Task objective: Leave out the pictures and repeat every record exactly.

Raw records
^^^^^^^^

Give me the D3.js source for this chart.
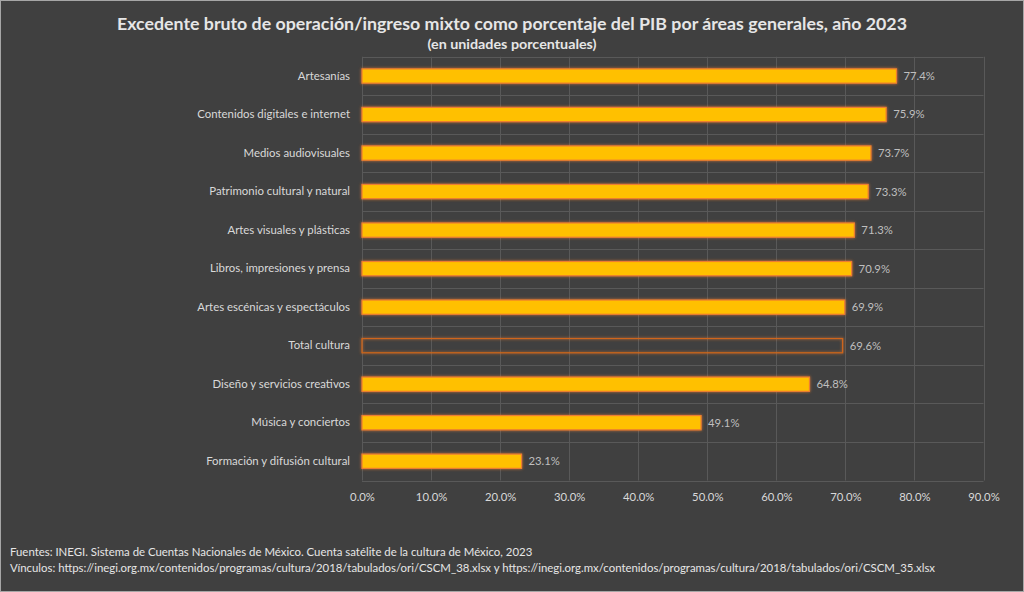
<!DOCTYPE html>
<html><head><meta charset="utf-8">
<script src="https://cdn.jsdelivr.net/npm/d3@7"></script>
<style>
html,body{margin:0;padding:0;background:#404040;}
svg{display:block;}
text{font-family:Lato,"Open Sans",sans-serif;}
</style></head>
<body>
<svg id="chart" width="1024" height="592"></svg>
<script>
const categories = ["Artesanías","Contenidos digitales e internet","Medios audiovisuales","Patrimonio cultural y natural","Artes visuales y plásticas","Libros, impresiones y prensa","Artes escénicas y espectáculos","Total cultura","Diseño y servicios creativos","Música y conciertos","Formación y difusión cultural"];
const values = [77.4,75.9,73.7,73.3,71.3,70.9,69.9,69.6,64.8,49.1,23.1];
const highlight = ["Total cultura"];
const xTicks = [0,10,20,30,40,50,60,70,80,90];
const title = "Excedente bruto de operación/ingreso mixto como porcentaje del PIB por áreas generales, año 2023";
const subtitle = "(en unidades porcentuales)";
const footer = ["Fuentes: INEGI. Sistema de Cuentas Nacionales de México. Cuenta satélite de la cultura de México, 2023",
"Vínculos: https://inegi.org.mx/contenidos/programas/cultura/2018/tabulados/ori/CSCM_38.xlsx y https://inegi.org.mx/contenidos/programas/cultura/2018/tabulados/ori/CSCM_35.xlsx"];

const svg = d3.select("#chart");
const W=1024,H=592;
svg.append("rect").attr("x",0.5).attr("y",0.5).attr("width",W-1).attr("height",H-1)
  .attr("fill","#404040").attr("stroke","#a6a6a6").attr("stroke-width",1);

const defs = svg.append("defs");
const f = defs.append("filter").attr("id","glow").attr("x","-10%").attr("y","-60%").attr("width","120%").attr("height","220%");
f.append("feGaussianBlur").attr("in","SourceAlpha").attr("stdDeviation",1.8).attr("result","b");
f.append("feFlood").attr("flood-color","#ed7d31").attr("flood-opacity",0.8);
f.append("feComposite").attr("in2","b").attr("operator","in").attr("result","g");
const m=f.append("feMerge"); m.append("feMergeNode").attr("in","g"); m.append("feMergeNode").attr("in","SourceGraphic");

const pL=362, pR=983.5, pT=56.75, pB=480.5;
const x = d3.scaleLinear().domain([0,90]).range([pL,pR]);
const y = d3.scaleBand().domain(categories).range([pT,pB]).paddingInner(0.63).paddingOuter(0.315);

// gridlines
const g = svg.append("g");
g.selectAll("line.v").data(xTicks).join("line")
  .attr("x1",d=>Math.round(x(d))+0.5).attr("x2",d=>Math.round(x(d))+0.5)
  .attr("y1",pT).attr("y2",pB).attr("stroke","#595959").attr("stroke-width",1);
const step = (pB-pT)/categories.length;
g.selectAll("line.h").data(d3.range(categories.length+1)).join("line")
  .attr("x1",pL).attr("x2",pR)
  .attr("y1",d=>Math.round(pT+d*step)+0.5).attr("y2",d=>Math.round(pT+d*step)+0.5)
  .attr("stroke","#595959").attr("stroke-width",1);

// bars
svg.append("g").selectAll("rect").data(categories).join("rect")
  .attr("x",x(0)).attr("y",d=>y(d)).attr("height",y.bandwidth())
  .attr("width",(d,i)=>x(values[i])-x(0))
  .attr("fill",d=>highlight.includes(d)?"none":"#ffc000")
  .attr("stroke",d=>highlight.includes(d)?"#d0661a":"#ed7d31")
  .attr("stroke-width",1.2)
  .attr("filter","url(#glow)");

// value labels
svg.append("g").selectAll("text").data(categories).join("text")
  .attr("x",(d,i)=>x(values[i])+7).attr("y",d=>y(d)+y.bandwidth()/2)
  .attr("dy","0.35em").attr("fill","#bfbfbf").attr("font-size",11.3)
  .text((d,i)=>values[i].toFixed(1)+"%");

// y axis labels
const yAxis = d3.axisLeft(y).tickSize(0).tickPadding(12);
const ya = svg.append("g").attr("transform",`translate(${pL},0)`).call(yAxis);
ya.select(".domain").remove();
ya.selectAll("text").attr("fill","#d9d9d9").attr("font-size",11.4).attr("font-family","Lato,'Open Sans',sans-serif");

// x axis
const xAxis = d3.axisBottom(x).tickValues(xTicks).tickSize(0).tickPadding(12).tickFormat(d=>d.toFixed(1)+"%");
const xa = svg.append("g").attr("transform",`translate(0,${pB})`).call(xAxis);
xa.select(".domain").remove();
xa.selectAll("text").attr("fill","#d9d9d9").attr("font-size",11.3).attr("font-family","Lato,'Open Sans',sans-serif");

// titles
svg.append("text").attr("x",512).attr("y",30).attr("text-anchor","middle")
  .attr("fill","#e6e6e6").attr("font-size",17.5).attr("font-weight","bold")
  .attr("textLength",790).attr("lengthAdjust","spacingAndGlyphs").text(title);
svg.append("text").attr("x",512).attr("y",49).attr("text-anchor","middle")
  .attr("fill","#e6e6e6").attr("font-size",14).attr("font-weight","bold")
  .attr("textLength",169).attr("lengthAdjust","spacingAndGlyphs").text(subtitle);

svg.append("g").selectAll("text").data(footer).join("text")
  .attr("x",10).attr("y",(d,i)=>556+i*16).attr("fill","#e6e6e6").attr("font-size",11.4)
  .text(d=>d);
</script>
</body></html>
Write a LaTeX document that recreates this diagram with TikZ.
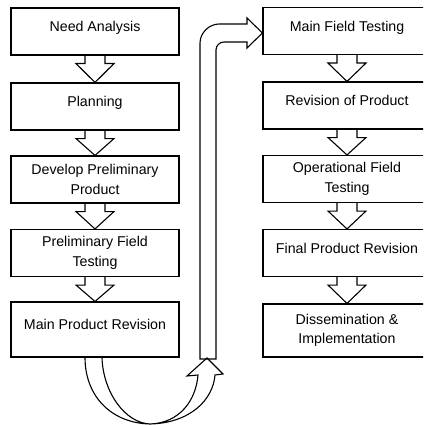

^^^^^^^^

Answer to the problem:
Give me the D3.js source for this chart.
<!DOCTYPE html>
<html><head><meta charset="utf-8">
<script src="https://cdn.jsdelivr.net/npm/d3@7"></script>
<style>
html,body{margin:0;padding:0;background:#404040;}
svg{display:block;}
text{font-family:Lato,"Open Sans",sans-serif;}
</style></head>
<body>
<svg id="chart" width="1024" height="592"></svg>
<script>
const categories = ["Artesanías","Contenidos digitales e internet","Medios audiovisuales","Patrimonio cultural y natural","Artes visuales y plásticas","Libros, impresiones y prensa","Artes escénicas y espectáculos","Total cultura","Diseño y servicios creativos","Música y conciertos","Formación y difusión cultural"];
const values = [77.4,75.9,73.7,73.3,71.3,70.9,69.9,69.6,64.8,49.1,23.1];
const highlight = ["Total cultura"];
const xTicks = [0,10,20,30,40,50,60,70,80,90];
const title = "Excedente bruto de operación/ingreso mixto como porcentaje del PIB por áreas generales, año 2023";
const subtitle = "(en unidades porcentuales)";
const footer = ["Fuentes: INEGI. Sistema de Cuentas Nacionales de México. Cuenta satélite de la cultura de México, 2023",
"Vínculos: https://inegi.org.mx/contenidos/programas/cultura/2018/tabulados/ori/CSCM_38.xlsx y https://inegi.org.mx/contenidos/programas/cultura/2018/tabulados/ori/CSCM_35.xlsx"];

const svg = d3.select("#chart");
const W=1024,H=592;
svg.append("rect").attr("x",0.5).attr("y",0.5).attr("width",W-1).attr("height",H-1)
  .attr("fill","#404040").attr("stroke","#a6a6a6").attr("stroke-width",1);

const defs = svg.append("defs");
const f = defs.append("filter").attr("id","glow").attr("x","-10%").attr("y","-60%").attr("width","120%").attr("height","220%");
f.append("feGaussianBlur").attr("in","SourceAlpha").attr("stdDeviation",1.8).attr("result","b");
f.append("feFlood").attr("flood-color","#ed7d31").attr("flood-opacity",0.8);
f.append("feComposite").attr("in2","b").attr("operator","in").attr("result","g");
const m=f.append("feMerge"); m.append("feMergeNode").attr("in","g"); m.append("feMergeNode").attr("in","SourceGraphic");

const pL=362, pR=983.5, pT=56.75, pB=480.5;
const x = d3.scaleLinear().domain([0,90]).range([pL,pR]);
const y = d3.scaleBand().domain(categories).range([pT,pB]).paddingInner(0.63).paddingOuter(0.315);

// gridlines
const g = svg.append("g");
g.selectAll("line.v").data(xTicks).join("line")
  .attr("x1",d=>Math.round(x(d))+0.5).attr("x2",d=>Math.round(x(d))+0.5)
  .attr("y1",pT).attr("y2",pB).attr("stroke","#595959").attr("stroke-width",1);
const step = (pB-pT)/categories.length;
g.selectAll("line.h").data(d3.range(categories.length+1)).join("line")
  .attr("x1",pL).attr("x2",pR)
  .attr("y1",d=>Math.round(pT+d*step)+0.5).attr("y2",d=>Math.round(pT+d*step)+0.5)
  .attr("stroke","#595959").attr("stroke-width",1);

// bars
svg.append("g").selectAll("rect").data(categories).join("rect")
  .attr("x",x(0)).attr("y",d=>y(d)).attr("height",y.bandwidth())
  .attr("width",(d,i)=>x(values[i])-x(0))
  .attr("fill",d=>highlight.includes(d)?"none":"#ffc000")
  .attr("stroke",d=>highlight.includes(d)?"#d0661a":"#ed7d31")
  .attr("stroke-width",1.2)
  .attr("filter","url(#glow)");

// value labels
svg.append("g").selectAll("text").data(categories).join("text")
  .attr("x",(d,i)=>x(values[i])+7).attr("y",d=>y(d)+y.bandwidth()/2)
  .attr("dy","0.35em").attr("fill","#bfbfbf").attr("font-size",11.3)
  .text((d,i)=>values[i].toFixed(1)+"%");

// y axis labels
const yAxis = d3.axisLeft(y).tickSize(0).tickPadding(12);
const ya = svg.append("g").attr("transform",`translate(${pL},0)`).call(yAxis);
ya.select(".domain").remove();
ya.selectAll("text").attr("fill","#d9d9d9").attr("font-size",11.4).attr("font-family","Lato,'Open Sans',sans-serif");

// x axis
const xAxis = d3.axisBottom(x).tickValues(xTicks).tickSize(0).tickPadding(12).tickFormat(d=>d.toFixed(1)+"%");
const xa = svg.append("g").attr("transform",`translate(0,${pB})`).call(xAxis);
xa.select(".domain").remove();
xa.selectAll("text").attr("fill","#d9d9d9").attr("font-size",11.3).attr("font-family","Lato,'Open Sans',sans-serif");

// titles
svg.append("text").attr("x",512).attr("y",30).attr("text-anchor","middle")
  .attr("fill","#e6e6e6").attr("font-size",17.5).attr("font-weight","bold")
  .attr("textLength",790).attr("lengthAdjust","spacingAndGlyphs").text(title);
svg.append("text").attr("x",512).attr("y",49).attr("text-anchor","middle")
  .attr("fill","#e6e6e6").attr("font-size",14).attr("font-weight","bold")
  .attr("textLength",169).attr("lengthAdjust","spacingAndGlyphs").text(subtitle);

svg.append("g").selectAll("text").data(footer).join("text")
  .attr("x",10).attr("y",(d,i)=>556+i*16).attr("fill","#e6e6e6").attr("font-size",11.4)
  .text(d=>d);
</script>
</body></html>
Write a LaTeX document that recreates this diagram with TikZ.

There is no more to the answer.